Neal Beggs and Dan Shipsides looking tired and dishevelled outside Dan’s shed in Belfast.
Shipsides and Beggs Projects, Fingers Grow Gnarled in the Watery Pass, 2020. Plywood structured frame and painted canvas, plywood paddles, 92.5 x 19.7 x 13.8 in. Courtesy of Shipsides and Beggs Projects.
This canoe structure is Shipsides and Beggs’ own design, based on a hybrid between a traditional Native American/Canadian canoe, a pioneer-era canoe, and a traditional Irish currach—a wooden frame over which material is stretched and painted. It’s one of two canoes made for the Another Fine Mess project.
These works are really paintings: painted canvas on stretcher.
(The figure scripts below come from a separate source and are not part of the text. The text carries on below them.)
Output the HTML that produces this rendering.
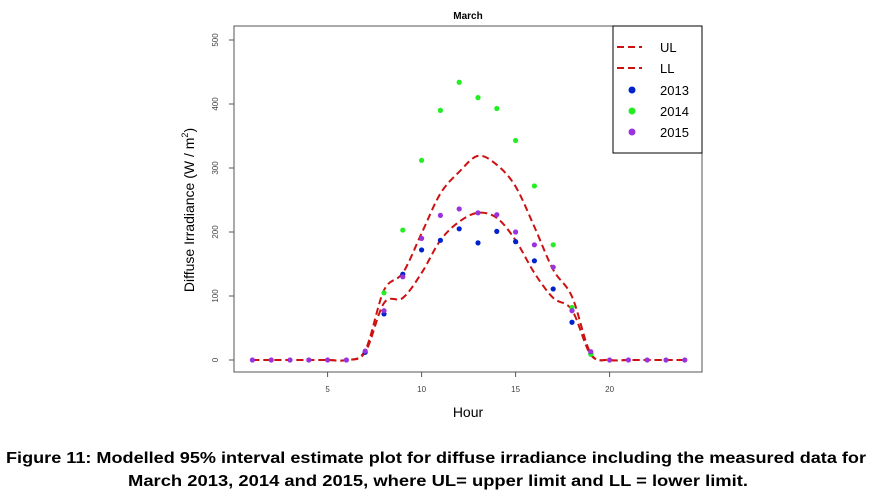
<!DOCTYPE html>
<html><head><meta charset="utf-8"><style>
body{margin:0;background:#fff;width:873px;height:499px;overflow:hidden}
svg{display:block;font-family:"Liberation Sans",sans-serif}
</style></head><body>
<svg id="chart" width="873" height="499">
<text x="468" y="19" font-size="10" font-weight="bold" text-anchor="middle">March</text>
<rect x="234" y="26" width="468" height="346" fill="none" stroke="#555" stroke-width="1"/>
<g id="yaxis"></g>
<g id="xaxis"></g>
<text transform="translate(194,210) rotate(-90)" font-size="14" text-anchor="middle">Diffuse Irradiance  (W / m<tspan dy="-6" font-size="9">2</tspan><tspan dy="6">)</tspan></text>
<text x="468" y="417" font-size="14" text-anchor="middle">Hour</text>
<g id="series"></g>
<g>
<rect x="613" y="26" width="89" height="127" fill="#fff" stroke="#000" stroke-width="1"/>
<g><line x1="617" y1="47" x2="642" y2="47" stroke="#cc1111" stroke-width="2" stroke-dasharray="7,4"/><text x="660" y="52" font-size="13">UL</text></g>
<g><line x1="617" y1="68" x2="642" y2="68" stroke="#cc1111" stroke-width="2" stroke-dasharray="7,4"/><text x="660" y="73" font-size="13">LL</text></g>
<g><circle cx="632" cy="90" r="3.5" fill="#0022cc"/><text x="660" y="95" font-size="13">2013</text></g>
<g><circle cx="632" cy="111" r="3.5" fill="#22ee22"/><text x="660" y="116" font-size="13">2014</text></g>
<g><circle cx="632" cy="132" r="3.5" fill="#9933dd"/><text x="660" y="137" font-size="13">2015</text></g>
</g>
<text x="436" y="463" font-size="16" font-weight="bold" text-anchor="middle" textLength="860" lengthAdjust="spacingAndGlyphs">Figure 11: Modelled 95% interval estimate plot for diffuse irradiance including the measured data for</text>
<text x="438" y="486" font-size="16" font-weight="bold" text-anchor="middle" textLength="620" lengthAdjust="spacingAndGlyphs">March 2013, 2014 and 2015, where UL= upper limit and LL = lower  limit.</text>
</svg>
<script>
const hours=[1,2,3,4,5,6,7,8,9,10,11,12,13,14,15,16,17,18,19,20,21,22,23,24];
const ul=[0,0,0,0,0,0,15,109,136,198,260,294,319,305,271,208,141,99,10,0,0,0,0,0];
const ll=[0,0,0,0,0,0,12,89,97,136,187,216,230,222,187,136,97,78,8,0,0,0,0,0];
const v2013=[null,null,null,null,null,null,12,72,134,172,187,205,183,201,185,155,111,59,10,null,null,null,null,null];
const v2014=[null,null,null,null,null,null,null,105,203,312,390,434,410,393,343,272,180,82,9,null,null,null,null,null];
const v2015=[0,0,0,0,0,0,14,77,130,190,226,236,230,227,200,180,145,77,13,0,0,0,0,0];
const yTicks=[0,100,200,300,400,500];
const xTicks=[5,10,15,20];
const X=h=>252.4+(h-1)*18.8;
const Y=v=>360-v*0.64;
const NS="http://www.w3.org/2000/svg";
function mk(t,a,p){const e=document.createElementNS(NS,t);for(const k in a)e.setAttribute(k,a[k]);p.appendChild(e);return e;}
const ya=document.getElementById('yaxis'),xa=document.getElementById('xaxis'),sg=document.getElementById('series');
yTicks.forEach(v=>{
 const l=mk('line',{x1:229,x2:234,y1:Y(v),y2:Y(v),stroke:'#555'},ya);
 
 
 const t=mk('text',{x:0,y:0,transform:`translate(218,${Y(v)}) rotate(-90)`,'font-size':8,'text-anchor':'middle',fill:'#444'},ya);
 t.textContent=v;
 
 
});
xTicks.forEach(h=>{
 const l=mk('line',{x1:X(h),x2:X(h),y1:372,y2:377,stroke:'#555'},xa);
 
 
 const t=mk('text',{x:X(h),y:392,'font-size':8,'text-anchor':'middle',fill:'#444'},xa);
 t.textContent=h;
 
 
});
function line(arr,name){
 const P=arr.map((v,i)=>[X(hours[i]),Y(v)]);
 let d='M'+P[0][0]+','+P[0][1];
 for(let i=0;i<P.length-1;i++){
  const p0=P[Math.max(0,i-1)],p1=P[i],p2=P[i+1],p3=P[Math.min(P.length-1,i+2)];
  const c1=[p1[0]+(p2[0]-p0[0])/6,p1[1]+(p2[1]-p0[1])/6];
  const c2=[p2[0]-(p3[0]-p1[0])/6,p2[1]-(p3[1]-p1[1])/6];
  d+=` C${c1[0]},${c1[1]} ${c2[0]},${c2[1]} ${p2[0]},${p2[1]}`;
 }
 const p=mk('path',{d:d,fill:'none',stroke:'#cc1111','stroke-width':2,'stroke-dasharray':'7,4'},sg);
 
 
}
line(ul,'ul-line');line(ll,'ll-line');
function pts(arr,col,name){
 arr.forEach((v,i)=>{if(v===null)return;
  const c=mk('circle',{cx:X(hours[i]),cy:Y(v),r:2.6,fill:col},sg);
  
  
 });
}
pts(v2013,'#0022cc','point-2013');pts(v2014,'#22ee22','point-2014');pts(v2015,'#9933dd','point-2015');
</script>
</body></html>
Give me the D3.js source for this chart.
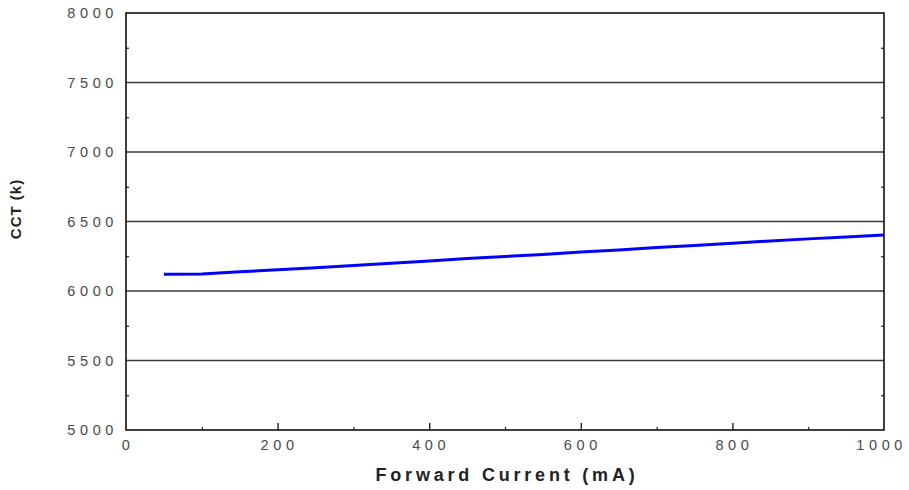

This one refers to the "Bloody Pass," a secretive crossing place on the border where the artists crossed in their canoe. It is a place of a Williamite massacre, where the bodies of the Jacobean dead formed a land-bridge and the blood coloured the waters nearby. You now have to trespass, pushing through overgrowth and reeds to cross the border here, and the overwhelming feeling is of the spookiness of knowing the shallow waters hold the bodies of several hundred men.
Another Fine Mess is the latest chapter within a series of fictional narratives and themes explored through Shipsides and Beggs’ work. It follows on from Still Not Out of The Woods and fits alongside other narratives: The Iron Way and The Lament of the Accolade Tree.
Another Fine Mess was to be a new Shipsides and Beggs Projects exhibition—video, painting, interactive sculpture and audio work—deriving from their leftfield explorations of the terrains around the border between Northern Ireland and the Republic of Ireland with a wider extrapolation exploring the messiness of connections and migrations of culture, people, and textures, with particular interest in the reciprocity of Irish migration in respect to a foundling America. In this respect, it drew on previous work, an exploration of the Wabash Cannonball—an esoterically-named rock climbing route in the Mourne Mountains which led through granite, quartz, and iron to a tale of migration, railroad history, exploited labour, freedom, death coach mythology, and to the musicology of the landscape.
The exhibition fell foul to COVID-19 and perhaps therefore in absence marks a time where everything changed. The crated physical work made it only as far as Dublin Airport whilst the video Where the Lines End and audio work The Crossings have moved on to absorb the new realties.
The audio work explores the topography of the Irish border using mapping, computer programming and musical composition to create an audio work, as a vinyl disc, which transposes elevation data of the border into music, in a poetic sense, as though a record needle was dragged across the surface of the terrain. The video artwork captures much of the strangeness of the subject matter and the changing world thereafter. It initially draws from a road trip where the artists explored the borderlands by foot, van and canoe, re-treading the landscapes, mythologies and geologies of both a fluid place of imagination and a concrete place of fact. Completed during the lockdown era, both of these works absorb and display the rapidly changing effects of a global crisis.
The other physical works included; a series of thirteen painted star-maps of the Irish border Tear in the Fabric - Dálriata; two hand-made painted canoes, Fingers Grow Gnarled in the Watery Pass and Icy Hands Hold us Afloat, which draws on geological, folkloric, and historical sources; and The Gatherings, a series of amplified flatfooting dance-decks, whose design derives from overlays and combinations of the land borders of the UK, Ireland, Mexico, and the USA.
Shipsides and Beggs Projects are an artistic duo of Dan Shipsides and Neal Beggs based across Ireland, UK and France.